Six thirty is the best, it is a bit sunny and still a little quiet. The people walking on the road have a some sense of purpose, no catcalls before seven. Then there are these birds on specific trees. I have two clear memories of myself as a toddler. One of them is my dad giving me a bath in a basin during a visit to my grandfather. There is this bird making some weird sound, not the normal chirping and my dad is trying to explain it to me. So I always remember this then think of my family .
I hate jogging at seven. There are a number of people urging you to go on. Too many cars on the road. This is the time that I play my music the loudest. It is an obligatory run reserved for when I am feeling guilty about not being disciplined.
If I have had a bad day I go jogging very late, like at quarter to seven in the evening. It is sometimes better than finding myself with a glass of wine and an unfortunate friend who has to listen to me repeat the same complaint a hundred times, This is the worst time. I literally run for my life.On these days my dad somehow calls me and I say I was out running. Then I have to convince him that it is safe and there were other joggers and were no creepy people. Then he ends by asking me why I stopped using the gym at work and makes a remark about taking my safety seriously.

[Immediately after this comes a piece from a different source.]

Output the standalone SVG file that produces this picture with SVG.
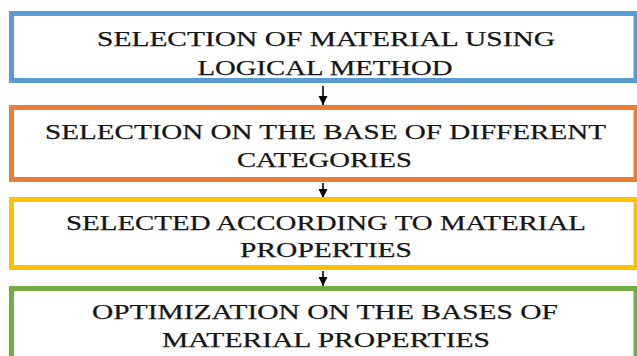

Then I want to tell him that it is not about fitness. It is about the attention, feeling perfect and better than ordinary. It is about the nostalgic memories when I see a certain type of leaf and remember where we went several years ago. I see a school bus and remember something. People have done worse things for attention and affirmation. It is seeing another jogger not being able to keep up. It is also the slowing down completely when I can tell that someone is trying to outrun me. It is the fresh air, the trees and the feeling that I do not need to jog but I like to, I said it.
Then some weeks things go wrong. I can’t run or even wake up before eight. Other times I am looking across at my person of interest and thinking about how he has been talking of starting to go the gym for awhile now. If only I could get him to go jogging with me then maybe I would jog more. If only he would read it here.